U kunt daarover lezen in de rubriek "Opleiding"
Hoewel niet zo veelvuldig voorkwam als tegenwoordig waren er eind zestiger, begin zeventiger jaren, ook al verslaafden die in de binnenstad vertoefden. Weliswaar geen drugsverslaafden maar alcholisten.
Als die werden aangetroffen in zogenaamde "kennelijke staat" werden ze aangehouden en overgebracht naar het hoofdbureau aan de Grote Berg alwaar ze ter ontnuchtiging werden ingesloten in een zogenaamde sopcel.
Dat was een cel zonder meubilair en toilet. Alleen een dikke harde rubberen mat op de grond en een afvoerputje in het midden van de cel.
Daar verbleven ze dan meestal voor enkele uren tot ze nuchter genoeg waren om te worden verhoord en om weer veilig de straat op te kunnen.
Omdat openbare dronkenschap in artikel 453 van het Wetboek van Strafrecht strafbaar is gesteld werd zo iemand in het vakjargon een 453-er genoemd.
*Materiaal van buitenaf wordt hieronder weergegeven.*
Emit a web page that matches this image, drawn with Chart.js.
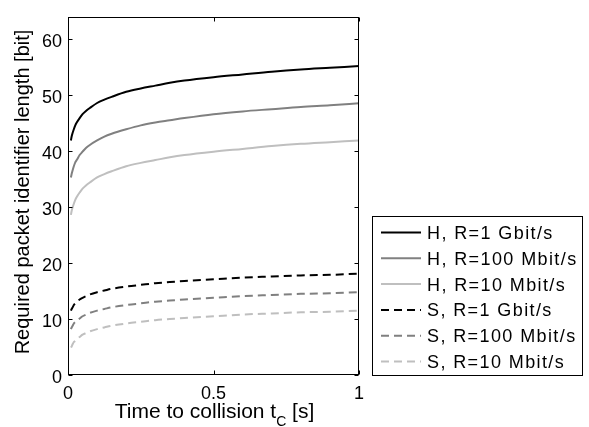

Het vroeg behoorlijk wat toezicht. Ieder half uur moest de cel worden gecontroleerd om te kijken of de betrokkene nog in orde was. Daarvan moest dan aantekening worden gemaakt op een papier dat op de celdeur hing.
Mocht er dan iets met de verdachte gebeuren dan moest aangetoond worden dat er voldoende toezicht was geweest.
Op een bepaald moment mochten er geen dronken mensen meer worden ingesloten omdat het in den lande was voorgekomen dat iemand in de cel was overleden die als dronken was ingesloten, bijvoorbeeld omdat hij een beroerte had gehad.
Een verkeerde beoordeling omdat iemand sterk naar drank rook, soms had overgegeven en moeilijk aanspreekbaar was.
Een prima beslissing om hiermee te stoppen. Niet alleen vanwege de kans op foute beoordeling.
Degenen die ontnuchterd waren werden 's-morgens rond 6 uur uit de cel gehaald door politiemensen in te laatste uur van hun nachtdienst. U kunt zich voorstellen wat voor geur er naar buiten kwam als de celdeur werd geopend en betrokkene daar zijn behoefte op de grond had gedaan en de hele nacht in zijn eigen vuil had liggen woelen.
Bovendien kostte het overbrengen van dronken lieden met een dienstauto heel veel tijd en werd het door velen gezien als taxiritje.
Hoofdagent Henk Swinkels die tijdens zijn surveillance op de fiets een van de notoire drinkers uit de binnenstad aantrof.
De veranderingen in de zestiger jaren gingen ook niet aan de politie voorbij. Steeds meer jongere agenten gingen deel uitmaken van het korps, gerecruteerd uit de maatschappij van toen. Het was dus onvermijdelijk dat ze zich in hun vrije tijd niet meer kleedden in een driedelig kostuum maar ook gewoon de kleding droegen die bij hun leeftijd paste.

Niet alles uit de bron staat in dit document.